- Beyond Suffrage
by Sarah Langsdon, Head of Special Collections
The suffrage movement in Utah has a very interesting history. The movement started well before the passage of the 19th Amendment in 1920. Most people are unaware that Utah women actually had the right to vote starting in 1870. On February 14, 1870, the state passed a law that enfranchised women in Utah. We were the third state to grant this right. Utah women in Salt Lake City were the first in the nation to vote just two days later in the municipal elections. Unfortunately, women in Weber County had to wait another year as the municipal elections were held the week before. Voting continued in local elections until the federal government passed the Edmunds-Tucker Act in 1887 that not only outlawed polygamy but disenfranchised Utah women. Nationally, there was concern about Mormon women voting and stacking the political deck against Gentiles.
Women in Utah fought against this move. They were considerably upset when something seen as a right of all citizens was taken away from them. Emily Tanner Richards formed the Women’s Suffrage Association and became the spokesperson for suffrage. She gave speeches, attended rallies, wrote letters and worked closely with Susan B. Anthony in the fight for the right to vote. Suffrage wasn’t just a woman’s issue. Emily’s husband, Franklin advocated for women to be granted the right to vote. During the Constitutional Convention in 1895, he was vocal in his support. He stated “So I say that if the price of statehood is the disfranchisement of one half of the people; if our wives, and mothers, and daughters, are to be accounted either unworthy or incapacitated to exercise the rights and privileges of citizenship, then, however precious the book may be, it is not worth the price demanded, and I am content to share with them the disabilities of territorial vassalage till the time shall come, as it will come in the providence of God, when all can stand side by side on the broad platform of human equality, of equal rights, and of equal capacity.”
Suffrage was an issue that crossed religious boundaries. In Weber County, Kate Hilliard was very active in the movement. She fought side by side with Emily Richards in the Women’s Suffrage Association. As an ardent Socialist, Kate fought for the rights of the lesser. She was proud to be from Ogden and be a part of the county that sent the first petition for suffrage to the Constitutional Convention. During a meeting with Susan B. Anthony, she proclaimed “It was stated in the Constitutional Convention that the first gun that was fired for suffrage came from Weber County, the first petition came from there, and we are here now to ratify what our members have done for us.”
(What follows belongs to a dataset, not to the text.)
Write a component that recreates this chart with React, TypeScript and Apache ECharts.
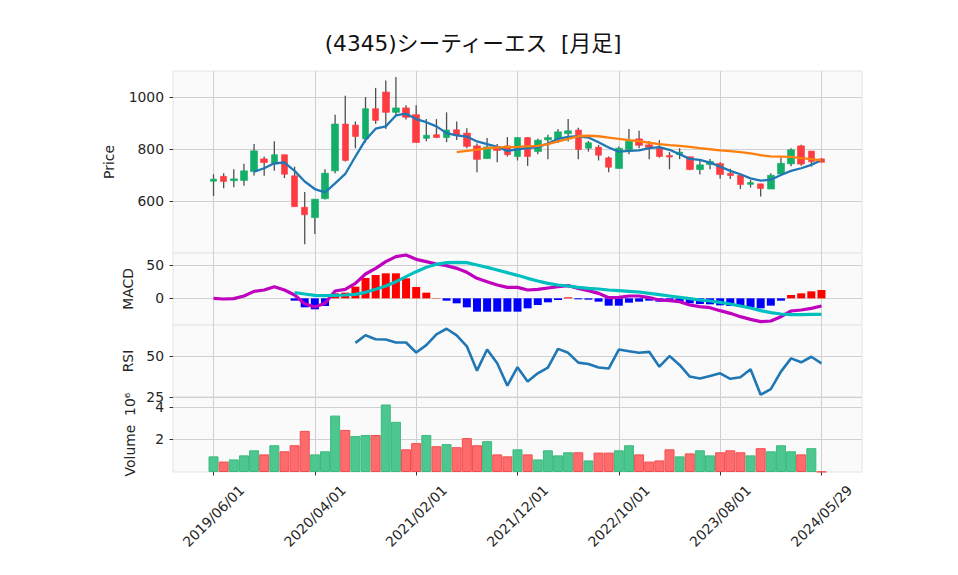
import React, { useEffect, useRef } from "react";
import * as echarts from "echarts";

const dates = [
  "2019/06/01", "2019/07/01", "2019/08/01", "2019/09/01", "2019/10/01", "2019/11/01", "2019/12/01",
  "2020/01/01", "2020/02/01", "2020/03/01", "2020/04/01", "2020/05/01", "2020/06/01", "2020/07/01",
  "2020/08/01", "2020/09/01", "2020/10/01", "2020/11/01", "2020/12/01",
  "2021/01/01", "2021/02/01", "2021/03/01", "2021/04/01", "2021/05/01", "2021/06/01", "2021/07/01",
  "2021/08/01", "2021/09/01", "2021/10/01", "2021/11/01", "2021/12/01",
  "2022/01/01", "2022/02/01", "2022/03/01", "2022/04/01", "2022/05/01", "2022/06/01", "2022/07/01",
  "2022/08/01", "2022/09/01", "2022/10/01", "2022/11/01", "2022/12/01",
  "2023/01/01", "2023/02/01", "2023/03/01", "2023/04/01", "2023/05/01", "2023/06/01", "2023/07/01",
  "2023/08/01", "2023/09/01", "2023/10/01", "2023/11/01", "2023/12/01",
  "2024/01/01", "2024/02/01", "2024/03/01", "2024/04/01", "2024/05/01", "2024/05/29",
];

const opens = [
  676, 695, 678, 679, 713, 762, 742, 778, 697, 576, 536, 609, 716, 896, 892, 839, 955, 1019, 941, 958,
  932, 841, 855, 844, 874, 861, 812, 763, 810, 812, 771, 844, 790, 835, 839, 859, 873, 803, 807, 766,
  725, 798, 839, 816, 803, 775, 778, 770, 721, 740, 744, 706, 699, 664, 666, 646, 704, 743, 812, 792, 762,
];
const closes = [
  684, 675, 685, 716, 793, 748, 778, 703, 578, 547, 607, 707, 896, 756, 848, 955, 910, 941, 958, 922,
  825, 853, 844, 873, 853, 810, 760, 808, 794, 778, 844, 771, 834, 844, 866, 870, 798, 824, 776, 730,
  803, 830, 814, 806, 771, 769, 788, 721, 739, 752, 702, 698, 663, 671, 648, 699, 745, 797, 742, 751, 749,
];
const highs = [
  703, 707, 722, 743, 819, 771, 830, 778, 732, 635, 608, 722, 932, 1005, 906, 1000, 1035, 1063, 1077, 968,
  968, 915, 915, 941, 906, 880, 821, 842, 819, 846, 846, 846, 839, 855, 877, 915, 882, 831, 816, 771,
  810, 877, 870, 831, 834, 788, 803, 770, 756, 762, 749, 724, 699, 681, 666, 707, 765, 803, 816, 792, 765,
];
const lows = [
  619, 649, 653, 659, 698, 697, 716, 688, 578, 434, 473, 606, 707, 752, 803, 825, 897, 877, 925, 913,
  825, 830, 842, 826, 835, 803, 711, 763, 749, 771, 756, 735, 780, 761, 823, 829, 761, 790, 756, 711,
  725, 780, 803, 761, 767, 722, 761, 718, 702, 722, 686, 685, 646, 652, 617, 646, 700, 734, 736, 733, 749,
];

// moving averages (null where not drawn)
const ma5 = [
  null, null, null, null, 713, 726, 745, 748, 716, 675, 646, 633, 668, 704, 771, 835, 878, 887, 929, 936,
  915, 903, 887, 861, 852, 848, 829, 819, 808, 793, 799, 803, 807, 821, 839, 847, 849, 844, 826, 806,
  790, 793, 795, 803, 807, 797, 780, 762, 758, 748, 732, 716, 703, 687, 678, 682, 700, 716, 726, 739, 758,
];
const ma25 = [
  null, null, null, null, null, null, null, null, null, null, null, null, null, null, null, null, null, null, null, null,
  null, null, null, null, 788, 793, 798, 803, 806, 807, 808, 810, 812, 819, 829, 839, 849, 851, 849, 844,
  839, 834, 830, 824, 819, 815, 812, 808, 803, 799, 795, 792, 788, 783, 776, 772, 771, 770, 765, 761, 756,
];

const macdLine = [
  0, -1, -0.5, 3.5, 10.5, 12.5, 17.5, 12.5, 5, -8, -13, -7.5, 11, 13.5, 22.5, 36.5, 45, 55, 62.5, 65,
  58.5, 55, 51.5, 49, 45, 39, 30, 25, 20, 16.5, 16.5, 12.5, 13.5, 15.5, 17.5, 19, 15, 11.5, 7.5, 1,
  1.5, 3.5, 3.5, 1, -2.5, -3.5, -5, -10, -12.5, -14, -18.5, -22.5, -27.5, -31.5, -35, -34, -27.5, -19, -17.5, -15, -11.5,
];
const signalLine = [
  null, null, null, null, null, null, null, null, 8.5, 6.5, 4.5, 4, 4.5, 5, 6, 9, 13.5, 18.5, 25, 32.5,
  40, 46.5, 51, 53.5, 54, 53.5, 50, 46.5, 42.5, 38.5, 34.5, 30, 26, 22.5, 20, 18.5, 16.5, 15, 14, 12.5,
  11.5, 10.5, 9.5, 7.5, 5.5, 3.5, 1.5, -0.5, -2.5, -4, -6, -8.5, -11.5, -14.5, -18.5, -21.5, -23.5, -24.5, -24.5, -24, -24,
];
const macdHist = [
  null, null, null, null, null, null, null, null, -3.5, -13.5, -16.5, -11.5, 7.5, 8.5, 17.5, 30.5, 35, 37.5, 37.5, 30,
  17, 8.5, 0.5, -3.5, -7.5, -13.5, -20, -20, -20, -20, -20, -15, -10, -6, -2.5, 1.5, -1.5, -2, -5, -11,
  -11, -6.5, -5, -3.5, -5, -5.5, -6.5, -7.5, -8.5, -9, -10.5, -11.5, -12.5, -13.5, -15, -11, -3.5, 5, 7.5, 10.5, 12.5,
];

const rsi14 = [
  null, null, null, null, null, null, null, null, null, null, null, null, null, null, 58.1, 62.7, 60.3, 60.1, 58.3, 58.3,
  52.2, 56.7, 63.3, 66.7, 62.7, 56, 41.1, 54, 45.6, 31.9, 43.2, 34.5, 39.5, 43, 54.4, 52, 46, 45.2, 43, 42.4,
  54, 53, 52, 52.6, 43.5, 50, 44.6, 37.5, 36.3, 37.9, 39.5, 36.1, 37.1, 42, 26.4, 29.8, 40.5, 48.6, 46.2, 49.6, 45.6,
];

const volumes = [
  960000, 640000, 770000, 1020000, 1330000, 1080000, 1640000, 1270000, 1640000, 2520000,
  1080000, 1270000, 3460000, 2580000, 2210000, 2270000, 2270000, 4140000, 3080000, 1390000,
  1770000, 2270000, 1580000, 1710000, 1520000, 2080000, 1640000, 1890000, 1080000, 960000,
  1390000, 1080000, 770000, 1330000, 1020000, 1210000, 1210000, 710000, 1190000, 1190000,
  1330000, 1640000, 1080000, 640000, 710000, 1390000, 960000, 1140000, 1330000, 1020000,
  1210000, 1330000, 1210000, 1020000, 1460000, 1270000, 1640000, 1270000, 1080000, 1460000, 20000,
];
// 1 = green (up) bar, 0 = red (down) bar, as drawn
const volumeUp = [
  1, 0, 1, 1, 1, 0, 1, 0, 0, 0, 1, 1, 1, 0, 1, 1, 0, 1, 1, 0,
  0, 1, 0, 1, 0, 0, 0, 1, 0, 0, 1, 0, 1, 1, 1, 1, 0, 1, 0, 0,
  1, 1, 0, 0, 0, 0, 1, 0, 1, 1, 0, 0, 0, 1, 0, 1, 1, 1, 0, 1, 0,
];

const priceTicks = [600, 800, 1000];
const macdTicks = [0, 50];
const rsiTicks = [25, 50];
const volumeTicks = [2000000, 4000000];

const PAD = 4;
const FONT = '"DejaVu Sans", "Noto Sans CJK JP", sans-serif';
const TEXT = "#262626";
const GRIDLINE = "#d0d0d0";

export default function App() {
  const ref = useRef<HTMLDivElement>(null);
  useEffect(() => {
    document.body.style.margin = "0";
    const chart = echarts.init(ref.current!, null, { renderer: "svg" });

    const categories = [
      ...Array.from({ length: PAD }, (_, k) => `pre${k}`),
      ...dates,
      ...Array.from({ length: PAD }, (_, k) => `post${k}`),
    ];
    const show = (idx: number) => idx >= PAD && (idx - PAD) % 10 === 0;
    const pts = (arr: (number | null)[]) =>
      arr.map((v, i) => (v == null ? null : [PAD + i, v])).filter((p) => p !== null);

    const grids = [
      { left: 173, width: 689, top: 71, height: 182 },
      { left: 173, width: 689, top: 253, height: 72 },
      { left: 173, width: 689, top: 325, height: 72 },
      { left: 173, width: 689, top: 397, height: 75 },
    ].map((g) => ({ ...g, show: true, backgroundColor: "#fafafa", borderColor: "#e4e4e4", borderWidth: 1 }));

    const xAxes = grids.map((_, k) => ({
      type: "category",
      gridIndex: k,
      data: categories,
      boundaryGap: false,
      axisLine: { show: false },
      axisTick: { show: k === 3, interval: show, length: 3.5, lineStyle: { color: "#333", width: 1 } },
      axisLabel: {
        show: k === 3,
        interval: show,
        rotate: 45,
        align: "center",
        verticalAlign: "middle",
        margin: 44,
        fontSize: 13.9,
        color: TEXT,
        fontFamily: FONT,
        formatter: (v: string) => v,
      },
      splitLine: { show: true, interval: show, lineStyle: { color: GRIDLINE, width: 1 } },
    }));

    const yBase = (k: number, ticks: number[], name: string, gap: number) => ({
      type: "value",
      gridIndex: k,
      axisLine: { show: false },
      axisTick: { show: true, length: 3.5, customValues: ticks, lineStyle: { color: "#333", width: 1 } },
      axisLabel: {
        customValues: ticks,
        margin: 9,
        fontSize: 13.9,
        lineHeight: 10,
        color: TEXT,
        fontFamily: FONT,
        formatter: (v: number) => String(v),
      },
      splitLine: { show: true, lineStyle: { color: GRIDLINE, width: 1 } },
      name,
      nameLocation: "middle",
      nameRotate: 90,
      nameGap: gap,
      nameTextStyle: { fontSize: 13.9, color: TEXT, fontFamily: FONT },
    });

    const y0 = { ...yBase(0, priceTicks, "Price", 57), min: 400, max: 1100, interval: 200 };
    const y1 = { ...yBase(1, macdTicks, "MACD", 38), min: -40, max: 68, splitNumber: 2 };
    const y2 = { ...yBase(2, rsiTicks, "RSI", 38), min: 25, max: 69, interval: 25 };
    const y3b = yBase(3, volumeTicks, "Volume  10⁶", 36);
    const y3 = {
      ...y3b,
      min: 0,
      max: 4600000,
      interval: 2000000,
      axisLabel: { ...y3b.axisLabel, formatter: (v: number) => String(v / 1000000) },
    };

    const wickData = dates.map((_, i) => [PAD + i, lows[i], highs[i]]);
    const bodyData = dates.map((_, i) => [
      PAD + i,
      opens[i],
      closes[i],
      Math.min(opens[i], closes[i]),
      Math.max(opens[i], closes[i]),
    ]);

    const histData = macdHist
      .map((v, i) =>
        v == null
          ? null
          : { value: [PAD + i, v], itemStyle: { color: v >= 0 ? "#ff0000" : "#0000ff" } }
      )
      .filter((d) => d !== null);

    const volData = volumes.map((v, i) => ({
      value: [PAD + i, v],
      itemStyle: volumeUp[i]
        ? { color: "#4cc78f", borderColor: "#3dba7f", borderWidth: 1 }
        : { color: "#fe6b6c", borderColor: "#f34c4f", borderWidth: 1 },
    }));

    const option = {
      animation: false,
      backgroundColor: "#ffffff",
      textStyle: { fontFamily: FONT },
      title: {
        text: "(4345)シーティーエス  [月足]",
        left: 468,
        top: 28,
        textAlign: "center",
        textStyle: { fontSize: 21.7, fontWeight: "normal", color: "#111", fontFamily: FONT },
      },
      grid: grids,
      xAxis: xAxes,
      yAxis: [y0, y1, y2, y3],
      series: [
        {
          type: "custom",
          name: "wick",
          xAxisIndex: 0,
          yAxisIndex: 0,
          data: wickData,
          encode: { x: 0, y: [1, 2] },
          z: 1,
          renderItem: (_params: any, api: any) => {
            const x = api.value(0);
            const lo = api.coord([x, api.value(1)]);
            const hi = api.coord([x, api.value(2)]);
            return {
              type: "line",
              shape: { x1: lo[0], y1: lo[1], x2: hi[0], y2: hi[1] },
              style: { stroke: "#505050", lineWidth: 1.3 },
            };
          },
        },
        {
          type: "candlestick",
          name: "price",
          xAxisIndex: 0,
          yAxisIndex: 0,
          data: bodyData,
          encode: { x: 0, y: [1, 2, 3, 4] },
          barWidth: 7,
          z: 2,
          itemStyle: {
            color: "#13ae68",
            color0: "#fd3c41",
            borderColor: "#13ae68",
            borderColor0: "#fd3c41",
            borderWidth: 0.6,
          },
        },
        {
          type: "line",
          name: "MA5",
          xAxisIndex: 0,
          yAxisIndex: 0,
          data: pts(ma5),
          showSymbol: false,
          symbol: "none",
          z: 3,
          lineStyle: { color: "#1f77b4", width: 2.3 },
        },
        {
          type: "line",
          name: "MA25",
          xAxisIndex: 0,
          yAxisIndex: 0,
          data: pts(ma25),
          showSymbol: false,
          symbol: "none",
          z: 3,
          lineStyle: { color: "#ff7f0e", width: 2.3 },
        },
        {
          type: "bar",
          name: "hist",
          xAxisIndex: 1,
          yAxisIndex: 1,
          data: histData,
          barWidth: 8,
        },
        {
          type: "line",
          name: "MACD",
          xAxisIndex: 1,
          yAxisIndex: 1,
          data: pts(macdLine),
          symbol: "none",
          z: 3,
          lineStyle: { color: "#bf00bf", width: 3.2 },
        },
        {
          type: "line",
          name: "Signal",
          xAxisIndex: 1,
          yAxisIndex: 1,
          data: pts(signalLine),
          symbol: "none",
          z: 3,
          lineStyle: { color: "#00bfbf", width: 3.2 },
        },
        {
          type: "line",
          name: "RSI",
          xAxisIndex: 2,
          yAxisIndex: 2,
          data: pts(rsi14),
          symbol: "none",
          lineStyle: { color: "#1f77b4", width: 2.6 },
        },
        {
          type: "bar",
          name: "Volume",
          xAxisIndex: 3,
          yAxisIndex: 3,
          data: volData,
          barWidth: 10,
        },
      ],
    };

    chart.setOption(option as any);
    return () => chart.dispose();
  }, []);
  return <div ref={ref} style={{ width: 958, height: 575 }} />;
}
The fight was finally won in 1895, when the Utah State Constitution stated that “The rights of citizens of the State of Utah to vote and hold office shall not be denied or abridged on account of sex. Both male and female citizens of this state shall enjoy equally all civil, political, and religious rights and privileges.” The women of Utah continued to fight for suffrage for all women in the United States. They served as examples of how women used their voice and right to vote to better themselves and others around them.